>>>>

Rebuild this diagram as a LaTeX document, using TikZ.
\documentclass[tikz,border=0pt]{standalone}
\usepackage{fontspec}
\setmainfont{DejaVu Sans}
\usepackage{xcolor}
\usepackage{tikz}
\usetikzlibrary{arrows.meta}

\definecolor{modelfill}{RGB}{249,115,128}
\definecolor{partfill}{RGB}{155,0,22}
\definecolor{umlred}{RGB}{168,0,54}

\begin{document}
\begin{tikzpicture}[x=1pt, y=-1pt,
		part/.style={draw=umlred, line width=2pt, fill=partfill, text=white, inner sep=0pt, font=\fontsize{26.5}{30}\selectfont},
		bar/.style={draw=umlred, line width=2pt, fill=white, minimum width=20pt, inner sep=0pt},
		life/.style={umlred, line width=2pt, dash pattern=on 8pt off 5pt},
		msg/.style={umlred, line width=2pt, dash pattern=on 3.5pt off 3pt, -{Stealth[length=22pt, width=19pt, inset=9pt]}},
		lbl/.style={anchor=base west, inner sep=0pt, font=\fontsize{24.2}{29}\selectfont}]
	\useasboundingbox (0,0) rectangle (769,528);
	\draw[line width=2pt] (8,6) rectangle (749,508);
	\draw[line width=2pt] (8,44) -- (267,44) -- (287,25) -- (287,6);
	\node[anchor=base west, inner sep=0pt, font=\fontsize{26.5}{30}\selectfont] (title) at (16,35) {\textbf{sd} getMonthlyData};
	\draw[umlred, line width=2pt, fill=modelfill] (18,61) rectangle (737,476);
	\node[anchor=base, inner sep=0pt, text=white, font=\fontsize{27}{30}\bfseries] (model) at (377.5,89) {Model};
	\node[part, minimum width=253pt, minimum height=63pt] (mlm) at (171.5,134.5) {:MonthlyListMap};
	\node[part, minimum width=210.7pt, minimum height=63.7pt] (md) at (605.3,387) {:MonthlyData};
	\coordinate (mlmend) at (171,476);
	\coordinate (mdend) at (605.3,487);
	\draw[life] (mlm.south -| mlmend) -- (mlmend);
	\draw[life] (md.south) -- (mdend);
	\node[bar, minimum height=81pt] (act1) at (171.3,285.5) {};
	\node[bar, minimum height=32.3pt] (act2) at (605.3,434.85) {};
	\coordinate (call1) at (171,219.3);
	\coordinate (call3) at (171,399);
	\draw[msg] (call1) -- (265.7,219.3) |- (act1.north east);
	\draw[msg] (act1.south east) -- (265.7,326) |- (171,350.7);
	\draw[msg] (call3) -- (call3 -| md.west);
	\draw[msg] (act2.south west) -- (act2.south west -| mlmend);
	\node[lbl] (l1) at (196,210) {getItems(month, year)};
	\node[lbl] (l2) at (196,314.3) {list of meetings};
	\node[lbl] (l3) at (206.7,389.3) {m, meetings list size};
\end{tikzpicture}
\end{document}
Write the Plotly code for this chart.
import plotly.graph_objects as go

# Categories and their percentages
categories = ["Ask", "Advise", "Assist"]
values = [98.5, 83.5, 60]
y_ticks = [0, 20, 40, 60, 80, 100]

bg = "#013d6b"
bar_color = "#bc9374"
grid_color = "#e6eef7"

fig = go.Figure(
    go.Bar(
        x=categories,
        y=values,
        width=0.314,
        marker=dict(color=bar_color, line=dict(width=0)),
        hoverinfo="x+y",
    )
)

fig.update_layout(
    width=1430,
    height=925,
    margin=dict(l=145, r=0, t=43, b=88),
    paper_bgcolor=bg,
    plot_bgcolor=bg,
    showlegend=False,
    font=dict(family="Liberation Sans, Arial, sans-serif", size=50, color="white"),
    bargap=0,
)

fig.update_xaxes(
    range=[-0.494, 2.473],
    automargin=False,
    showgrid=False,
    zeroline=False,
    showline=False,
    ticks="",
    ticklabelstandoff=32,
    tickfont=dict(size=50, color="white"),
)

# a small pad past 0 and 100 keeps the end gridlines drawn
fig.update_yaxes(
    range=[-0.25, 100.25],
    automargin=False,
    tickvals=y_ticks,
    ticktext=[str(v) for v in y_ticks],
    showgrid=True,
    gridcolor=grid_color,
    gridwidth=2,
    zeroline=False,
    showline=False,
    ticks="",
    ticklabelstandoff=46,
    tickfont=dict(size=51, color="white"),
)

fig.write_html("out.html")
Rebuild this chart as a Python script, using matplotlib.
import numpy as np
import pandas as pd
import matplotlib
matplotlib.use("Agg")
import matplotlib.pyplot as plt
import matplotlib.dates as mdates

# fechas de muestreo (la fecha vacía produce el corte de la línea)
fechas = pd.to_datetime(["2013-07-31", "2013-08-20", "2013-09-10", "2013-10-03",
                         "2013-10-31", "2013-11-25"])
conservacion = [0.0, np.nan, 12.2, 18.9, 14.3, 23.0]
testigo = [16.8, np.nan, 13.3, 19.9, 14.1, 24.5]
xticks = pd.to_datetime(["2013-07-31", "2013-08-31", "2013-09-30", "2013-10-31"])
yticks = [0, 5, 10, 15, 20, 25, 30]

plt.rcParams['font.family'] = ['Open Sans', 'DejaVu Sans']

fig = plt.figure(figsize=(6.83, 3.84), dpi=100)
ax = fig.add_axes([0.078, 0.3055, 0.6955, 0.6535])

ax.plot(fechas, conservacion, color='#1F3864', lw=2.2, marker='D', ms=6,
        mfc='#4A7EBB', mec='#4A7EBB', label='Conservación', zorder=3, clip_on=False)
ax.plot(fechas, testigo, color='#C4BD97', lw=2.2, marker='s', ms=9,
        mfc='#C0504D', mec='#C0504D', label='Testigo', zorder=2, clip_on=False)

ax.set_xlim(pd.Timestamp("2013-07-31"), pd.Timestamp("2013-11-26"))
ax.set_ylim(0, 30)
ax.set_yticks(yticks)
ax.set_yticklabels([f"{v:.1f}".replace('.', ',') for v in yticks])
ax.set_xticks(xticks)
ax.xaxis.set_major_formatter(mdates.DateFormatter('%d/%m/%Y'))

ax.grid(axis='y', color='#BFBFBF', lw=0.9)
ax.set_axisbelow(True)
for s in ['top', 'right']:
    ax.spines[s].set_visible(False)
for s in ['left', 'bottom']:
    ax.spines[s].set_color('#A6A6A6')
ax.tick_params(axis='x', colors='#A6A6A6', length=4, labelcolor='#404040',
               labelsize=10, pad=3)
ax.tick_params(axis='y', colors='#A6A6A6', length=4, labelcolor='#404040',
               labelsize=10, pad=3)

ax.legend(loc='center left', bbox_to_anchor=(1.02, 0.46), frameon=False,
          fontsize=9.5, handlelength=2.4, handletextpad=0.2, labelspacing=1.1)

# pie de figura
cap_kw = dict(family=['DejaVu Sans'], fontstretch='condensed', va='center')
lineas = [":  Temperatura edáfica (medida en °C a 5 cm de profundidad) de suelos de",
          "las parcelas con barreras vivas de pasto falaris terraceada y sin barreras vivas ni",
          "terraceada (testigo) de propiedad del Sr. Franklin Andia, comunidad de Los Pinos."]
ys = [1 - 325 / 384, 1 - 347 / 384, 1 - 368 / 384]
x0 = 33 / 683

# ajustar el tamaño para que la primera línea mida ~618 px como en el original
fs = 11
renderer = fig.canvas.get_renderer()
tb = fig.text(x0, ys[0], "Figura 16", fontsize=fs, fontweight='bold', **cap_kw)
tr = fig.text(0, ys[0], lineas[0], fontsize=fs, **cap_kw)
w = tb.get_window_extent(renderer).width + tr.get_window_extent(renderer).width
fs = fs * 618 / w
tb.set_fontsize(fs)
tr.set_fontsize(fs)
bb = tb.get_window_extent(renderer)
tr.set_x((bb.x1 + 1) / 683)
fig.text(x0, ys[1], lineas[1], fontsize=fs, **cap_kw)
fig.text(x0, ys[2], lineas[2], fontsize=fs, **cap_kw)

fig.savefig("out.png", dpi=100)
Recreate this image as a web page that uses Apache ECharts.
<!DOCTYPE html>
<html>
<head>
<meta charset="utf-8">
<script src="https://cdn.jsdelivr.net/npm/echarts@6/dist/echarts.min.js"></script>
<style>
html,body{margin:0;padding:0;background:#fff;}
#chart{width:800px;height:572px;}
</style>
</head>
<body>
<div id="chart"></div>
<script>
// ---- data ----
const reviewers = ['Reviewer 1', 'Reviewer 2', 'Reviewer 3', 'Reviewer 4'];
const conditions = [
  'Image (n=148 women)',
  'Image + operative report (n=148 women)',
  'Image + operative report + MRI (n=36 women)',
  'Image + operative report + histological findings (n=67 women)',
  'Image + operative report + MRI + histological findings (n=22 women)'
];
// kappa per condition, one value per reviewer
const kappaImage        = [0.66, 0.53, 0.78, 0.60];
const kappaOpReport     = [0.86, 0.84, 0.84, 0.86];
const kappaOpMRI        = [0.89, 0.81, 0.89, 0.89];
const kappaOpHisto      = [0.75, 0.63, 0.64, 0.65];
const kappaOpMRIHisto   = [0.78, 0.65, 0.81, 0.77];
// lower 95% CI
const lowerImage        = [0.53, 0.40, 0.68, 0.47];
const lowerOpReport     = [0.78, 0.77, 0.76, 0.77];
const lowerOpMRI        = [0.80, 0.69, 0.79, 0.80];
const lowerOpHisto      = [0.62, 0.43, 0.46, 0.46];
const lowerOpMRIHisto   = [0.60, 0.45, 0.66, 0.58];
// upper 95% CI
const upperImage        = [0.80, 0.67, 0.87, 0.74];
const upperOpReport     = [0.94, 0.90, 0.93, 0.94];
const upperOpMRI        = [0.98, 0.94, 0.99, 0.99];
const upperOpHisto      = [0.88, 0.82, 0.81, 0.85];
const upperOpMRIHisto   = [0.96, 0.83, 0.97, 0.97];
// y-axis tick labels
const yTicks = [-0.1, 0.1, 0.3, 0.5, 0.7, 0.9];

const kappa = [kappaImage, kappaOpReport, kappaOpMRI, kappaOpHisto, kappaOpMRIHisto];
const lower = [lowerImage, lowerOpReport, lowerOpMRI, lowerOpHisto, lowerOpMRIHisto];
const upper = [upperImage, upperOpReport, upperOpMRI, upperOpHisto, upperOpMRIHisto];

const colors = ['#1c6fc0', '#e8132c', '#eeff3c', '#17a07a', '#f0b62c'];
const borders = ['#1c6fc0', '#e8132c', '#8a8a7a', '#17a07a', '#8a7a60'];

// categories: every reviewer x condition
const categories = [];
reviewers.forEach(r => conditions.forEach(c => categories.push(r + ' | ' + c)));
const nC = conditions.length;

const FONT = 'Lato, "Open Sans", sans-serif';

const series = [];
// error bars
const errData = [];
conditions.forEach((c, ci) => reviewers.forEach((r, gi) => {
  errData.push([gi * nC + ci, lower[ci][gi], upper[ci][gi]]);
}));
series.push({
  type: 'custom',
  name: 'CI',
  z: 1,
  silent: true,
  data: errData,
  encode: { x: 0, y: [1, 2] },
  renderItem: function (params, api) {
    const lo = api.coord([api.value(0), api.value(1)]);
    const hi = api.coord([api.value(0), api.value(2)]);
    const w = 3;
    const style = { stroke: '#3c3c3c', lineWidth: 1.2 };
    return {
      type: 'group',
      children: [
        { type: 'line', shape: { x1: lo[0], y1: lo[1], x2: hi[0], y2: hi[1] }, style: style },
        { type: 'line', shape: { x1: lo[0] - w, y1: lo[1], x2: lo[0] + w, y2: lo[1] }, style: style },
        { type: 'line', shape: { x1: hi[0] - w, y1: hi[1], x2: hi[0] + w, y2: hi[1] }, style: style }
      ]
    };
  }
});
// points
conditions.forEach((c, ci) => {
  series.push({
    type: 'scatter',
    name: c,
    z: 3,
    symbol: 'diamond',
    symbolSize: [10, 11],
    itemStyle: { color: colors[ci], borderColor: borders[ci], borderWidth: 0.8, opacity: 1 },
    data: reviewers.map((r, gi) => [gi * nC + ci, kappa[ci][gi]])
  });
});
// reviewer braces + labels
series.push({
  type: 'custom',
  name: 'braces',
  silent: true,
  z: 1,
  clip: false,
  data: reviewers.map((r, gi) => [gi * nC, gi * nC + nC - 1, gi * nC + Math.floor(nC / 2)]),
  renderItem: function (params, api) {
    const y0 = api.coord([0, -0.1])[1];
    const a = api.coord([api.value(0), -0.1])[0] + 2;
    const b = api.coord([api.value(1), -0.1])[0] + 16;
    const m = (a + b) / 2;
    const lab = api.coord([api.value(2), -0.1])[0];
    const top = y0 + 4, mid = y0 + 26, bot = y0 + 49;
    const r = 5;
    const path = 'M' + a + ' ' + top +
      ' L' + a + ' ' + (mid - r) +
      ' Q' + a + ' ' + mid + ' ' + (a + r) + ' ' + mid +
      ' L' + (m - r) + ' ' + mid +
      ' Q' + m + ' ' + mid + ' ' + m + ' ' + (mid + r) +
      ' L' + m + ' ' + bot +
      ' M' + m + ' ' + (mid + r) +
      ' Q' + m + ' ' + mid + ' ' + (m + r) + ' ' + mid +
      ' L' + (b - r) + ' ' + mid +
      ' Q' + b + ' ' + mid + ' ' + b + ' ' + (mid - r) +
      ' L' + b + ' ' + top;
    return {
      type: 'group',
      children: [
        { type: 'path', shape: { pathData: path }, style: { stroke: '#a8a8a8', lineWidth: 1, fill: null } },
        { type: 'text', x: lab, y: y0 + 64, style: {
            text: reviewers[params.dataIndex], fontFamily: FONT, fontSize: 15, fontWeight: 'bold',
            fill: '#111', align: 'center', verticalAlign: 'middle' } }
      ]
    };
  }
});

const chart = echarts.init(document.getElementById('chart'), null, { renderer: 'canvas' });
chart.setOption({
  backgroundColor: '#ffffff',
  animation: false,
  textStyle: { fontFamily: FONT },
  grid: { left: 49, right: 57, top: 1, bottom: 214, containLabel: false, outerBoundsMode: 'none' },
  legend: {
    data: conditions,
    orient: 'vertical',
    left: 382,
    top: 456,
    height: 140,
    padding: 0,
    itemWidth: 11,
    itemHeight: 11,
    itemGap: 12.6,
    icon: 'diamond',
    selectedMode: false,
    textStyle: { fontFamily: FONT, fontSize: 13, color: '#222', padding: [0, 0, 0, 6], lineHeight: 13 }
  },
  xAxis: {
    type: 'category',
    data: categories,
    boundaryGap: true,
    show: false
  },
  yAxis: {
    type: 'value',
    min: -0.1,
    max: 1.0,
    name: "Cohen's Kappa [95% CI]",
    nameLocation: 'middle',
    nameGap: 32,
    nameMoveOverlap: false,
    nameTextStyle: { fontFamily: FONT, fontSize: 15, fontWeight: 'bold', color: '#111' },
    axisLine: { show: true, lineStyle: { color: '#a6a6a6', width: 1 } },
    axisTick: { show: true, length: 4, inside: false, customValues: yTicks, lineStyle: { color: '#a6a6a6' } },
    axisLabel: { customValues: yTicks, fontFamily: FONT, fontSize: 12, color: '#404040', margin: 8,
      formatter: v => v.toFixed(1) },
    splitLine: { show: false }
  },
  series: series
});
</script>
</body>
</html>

<<<<

Each line from the line containing "Rebuild this chart" through the line containing "ax.xaxis.set_major_formatter(mdates.DateFormatter('%d/%m/%Y'))" is to be transcribed exactly, and no other line.

Rebuild this chart as a Python script, using matplotlib.
import numpy as np
import pandas as pd
import matplotlib
matplotlib.use("Agg")
import matplotlib.pyplot as plt
import matplotlib.dates as mdates

# fechas de muestreo (la fecha vacía produce el corte de la línea)
fechas = pd.to_datetime(["2013-07-31", "2013-08-20", "2013-09-10", "2013-10-03",
                         "2013-10-31", "2013-11-25"])
conservacion = [0.0, np.nan, 12.2, 18.9, 14.3, 23.0]
testigo = [16.8, np.nan, 13.3, 19.9, 14.1, 24.5]
xticks = pd.to_datetime(["2013-07-31", "2013-08-31", "2013-09-30", "2013-10-31"])
yticks = [0, 5, 10, 15, 20, 25, 30]

plt.rcParams['font.family'] = ['Open Sans', 'DejaVu Sans']

fig = plt.figure(figsize=(6.83, 3.84), dpi=100)
ax = fig.add_axes([0.078, 0.3055, 0.6955, 0.6535])

ax.plot(fechas, conservacion, color='#1F3864', lw=2.2, marker='D', ms=6,
        mfc='#4A7EBB', mec='#4A7EBB', label='Conservación', zorder=3, clip_on=False)
ax.plot(fechas, testigo, color='#C4BD97', lw=2.2, marker='s', ms=9,
        mfc='#C0504D', mec='#C0504D', label='Testigo', zorder=2, clip_on=False)

ax.set_xlim(pd.Timestamp("2013-07-31"), pd.Timestamp("2013-11-26"))
ax.set_ylim(0, 30)
ax.set_yticks(yticks)
ax.set_yticklabels([f"{v:.1f}".replace('.', ',') for v in yticks])
ax.set_xticks(xticks)
ax.xaxis.set_major_formatter(mdates.DateFormatter('%d/%m/%Y'))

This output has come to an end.